Stated goal — Retype the data that follows line by line, exactly, and leave its pictures out.

============

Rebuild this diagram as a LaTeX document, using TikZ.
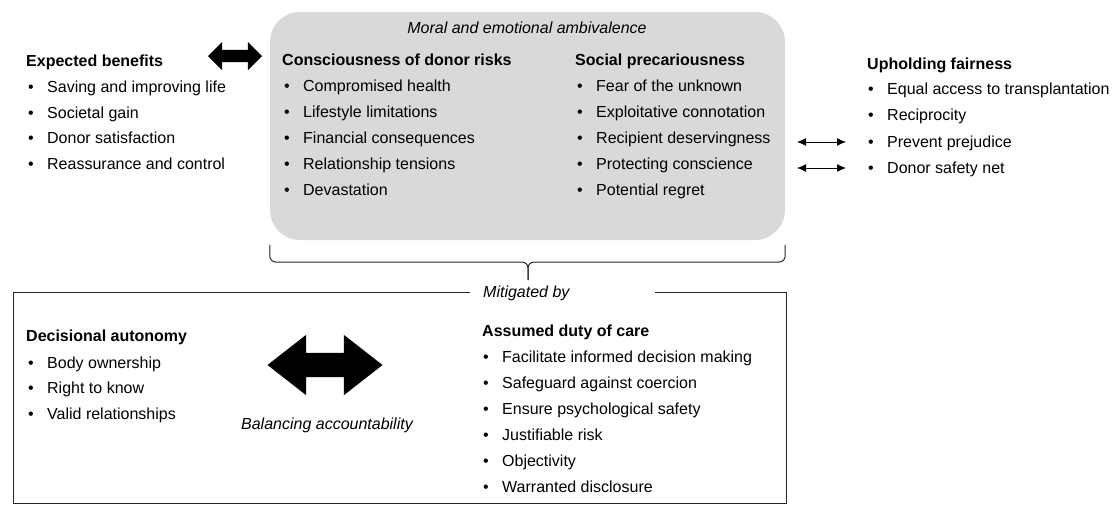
\documentclass[tikz,border=0pt]{standalone}
\usepackage{fontspec}
\setmainfont{Liberation Sans}
\usetikzlibrary{shapes.arrows,arrows.meta}
\tikzset{
 txt/.style={anchor=west,inner sep=0pt,text height=11.5pt,text depth=0pt,font=\fontsize{16}{19}\selectfont},
 head/.style={txt,font=\fontsize{16}{19}\selectfont\bfseries},
 note/.style={txt,font=\fontsize{16}{19}\selectfont\itshape},
 fatarrow/.style={double arrow,fill=black,draw=none,inner xsep=0pt,double arrow head indent=0pt},
 thinarrow/.style={{Latex[length=9pt,width=8pt]}-{Latex[length=9pt,width=8pt]},line width=1pt},
 frame/.style={line width=1pt,draw=black!85},
}
\newcommand{\listentry}[3]{%
 \node[txt] ({#1}) at ({#2}) {\makebox[19pt][l]{\textbullet}#3};%
}
\begin{document}
\begin{tikzpicture}[x=1pt,y=-1pt]
 \useasboundingbox (0,0) rectangle (1116,507);
 % ambivalence box
 \node[fill=gray!30,rounded corners=30pt,minimum width=515pt,minimum height=228pt] (amb) at (527.5,126) {};
 \node[note,anchor=center] (ambt) at (527,28) {Moral and emotional ambivalence};
 % expected benefits
 \node[head] (ben) at (26,61) {Expected benefits};
 \listentry{ben1}{28,87}{Saving and improving life}
 \listentry{ben2}{28,113}{Societal gain}
 \listentry{ben3}{28,138}{Donor satisfaction}
 \listentry{ben4}{28,164}{Reassurance and control}
 \node[fatarrow,minimum height=54pt,inner ysep=6pt,double arrow head extend=8pt] (link) at (235,56) {};
 % donor risks
 \node[head] (risk) at (282,60) {Consciousness of donor risks};
 \listentry{risk1}{284,86}{Compromised health}
 \listentry{risk2}{284,112}{Lifestyle limitations}
 \listentry{risk3}{284,138}{Financial consequences}
 \listentry{risk4}{284,164}{Relationship tensions}
 \listentry{risk5}{284,190}{Devastation}
 % social precariousness
 \node[head] (prec) at (575,60) {Social precariousness};
 \listentry{prec1}{577,86}{Fear of the unknown}
 \listentry{prec2}{577,112}{Exploitative connotation}
 \listentry{prec3}{577,138}{Recipient deservingness}
 \listentry{prec4}{577,164}{Protecting conscience}
 \listentry{prec5}{577,190}{Potential regret}
 % fairness
 \node[head] (fair) at (867,64) {Upholding fairness};
 \listentry{fair1}{868,89}{Equal access to transplantation}
 \listentry{fair2}{868,115}{Reciprocity}
 \listentry{fair3}{868,142}{Prevent prejudice}
 \listentry{fair4}{868,168}{Donor safety net}
 \draw[thinarrow] ([xshift=-22pt]fair3.west) -- ++(-49,0);
 \draw[thinarrow] ([xshift=-22pt]fair4.west) -- ++(-49,0);
 % brace
 \draw[frame,rounded corners=6pt] ([yshift=-5pt]amb.south west) |- (528,262) -- (528,280);
 \draw[frame,rounded corners=6pt] ([yshift=-5pt]amb.south east) |- (528,262) -- (528,280);
 % mitigation frame
 \node[note] (mitig) at (483,292) {Mitigated by};
 \draw[frame] ([xshift=-13pt]mitig.west) -| (13,503) -| (786,292) -- (655,292);
 % autonomy
 \node[head] (aut) at (26,336) {Decisional autonomy};
 \listentry{aut1}{28,363}{Body ownership}
 \listentry{aut2}{28,388}{Right to know}
 \listentry{aut3}{28,414}{Valid relationships}
 \node[fatarrow,minimum height=115pt,inner ysep=12pt,double arrow head extend=18pt,double arrow tip angle=76] (balance) at (325,365) {};
 \node[note,anchor=center] (bal) at (327,424) {Balancing accountability};
 % duty of care
 \node[head] (care) at (482,331) {Assumed duty of care};
 \listentry{care1}{483,357}{Facilitate informed decision making}
 \listentry{care2}{483,383}{Safeguard against coercion}
 \listentry{care3}{483,409}{Ensure psychological safety}
 \listentry{care4}{483,435}{Justifiable risk}
 \listentry{care5}{483,461}{Objectivity}
 \listentry{care6}{483,487}{Warranted disclosure}
\end{tikzpicture}
\end{document}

============

Solution to the exercise —
Rebuild this diagram as a LaTeX document, using TikZ.
\documentclass[tikz,border=0pt]{standalone}
\usepackage{fontspec}
\setmainfont{Liberation Sans}
\usetikzlibrary{shapes.arrows,arrows.meta}
\tikzset{
 txt/.style={anchor=west,inner sep=0pt,text height=11.5pt,text depth=0pt,font=\fontsize{16}{19}\selectfont},
 head/.style={txt,font=\fontsize{16}{19}\selectfont\bfseries},
 note/.style={txt,font=\fontsize{16}{19}\selectfont\itshape},
 fatarrow/.style={double arrow,fill=black,draw=none,inner xsep=0pt,double arrow head indent=0pt},
 thinarrow/.style={{Latex[length=9pt,width=8pt]}-{Latex[length=9pt,width=8pt]},line width=1pt},
 frame/.style={line width=1pt,draw=black!85},
}
\newcommand{\listentry}[3]{%
 \node[txt] ({#1}) at ({#2}) {\makebox[19pt][l]{\textbullet}#3};%
}
\begin{document}
\begin{tikzpicture}[x=1pt,y=-1pt]
 \useasboundingbox (0,0) rectangle (1116,507);
 % ambivalence box
 \node[fill=gray!30,rounded corners=30pt,minimum width=515pt,minimum height=228pt] (amb) at (527.5,126) {};
 \node[note,anchor=center] (ambt) at (527,28) {Moral and emotional ambivalence};
 % expected benefits
 \node[head] (ben) at (26,61) {Expected benefits};
 \listentry{ben1}{28,87}{Saving and improving life}
 \listentry{ben2}{28,113}{Societal gain}
 \listentry{ben3}{28,138}{Donor satisfaction}
 \listentry{ben4}{28,164}{Reassurance and control}
 \node[fatarrow,minimum height=54pt,inner ysep=6pt,double arrow head extend=8pt] (link) at (235,56) {};
 % donor risks
 \node[head] (risk) at (282,60) {Consciousness of donor risks};
 \listentry{risk1}{284,86}{Compromised health}
 \listentry{risk2}{284,112}{Lifestyle limitations}
 \listentry{risk3}{284,138}{Financial consequences}
 \listentry{risk4}{284,164}{Relationship tensions}
 \listentry{risk5}{284,190}{Devastation}
 % social precariousness
 \node[head] (prec) at (575,60) {Social precariousness};
 \listentry{prec1}{577,86}{Fear of the unknown}
 \listentry{prec2}{577,112}{Exploitative connotation}
 \listentry{prec3}{577,138}{Recipient deservingness}
 \listentry{prec4}{577,164}{Protecting conscience}
 \listentry{prec5}{577,190}{Potential regret}
 % fairness
 \node[head] (fair) at (867,64) {Upholding fairness};
 \listentry{fair1}{868,89}{Equal access to transplantation}
 \listentry{fair2}{868,115}{Reciprocity}
 \listentry{fair3}{868,142}{Prevent prejudice}
 \listentry{fair4}{868,168}{Donor safety net}
 \draw[thinarrow] ([xshift=-22pt]fair3.west) -- ++(-49,0);
 \draw[thinarrow] ([xshift=-22pt]fair4.west) -- ++(-49,0);
 % brace
 \draw[frame,rounded corners=6pt] ([yshift=-5pt]amb.south west) |- (528,262) -- (528,280);
 \draw[frame,rounded corners=6pt] ([yshift=-5pt]amb.south east) |- (528,262) -- (528,280);
 % mitigation frame
 \node[note] (mitig) at (483,292) {Mitigated by};
 \draw[frame] ([xshift=-13pt]mitig.west) -| (13,503) -| (786,292) -- (655,292);
 % autonomy
 \node[head] (aut) at (26,336) {Decisional autonomy};
 \listentry{aut1}{28,363}{Body ownership}
 \listentry{aut2}{28,388}{Right to know}
 \listentry{aut3}{28,414}{Valid relationships}
 \node[fatarrow,minimum height=115pt,inner ysep=12pt,double arrow head extend=18pt,double arrow tip angle=76] (balance) at (325,365) {};
 \node[note,anchor=center] (bal) at (327,424) {Balancing accountability};
 % duty of care
 \node[head] (care) at (482,331) {Assumed duty of care};
 \listentry{care1}{483,357}{Facilitate informed decision making}
 \listentry{care2}{483,383}{Safeguard against coercion}
 \listentry{care3}{483,409}{Ensure psychological safety}
 \listentry{care4}{483,435}{Justifiable risk}
 \listentry{care5}{483,461}{Objectivity}
 \listentry{care6}{483,487}{Warranted disclosure}
\end{tikzpicture}
\end{document}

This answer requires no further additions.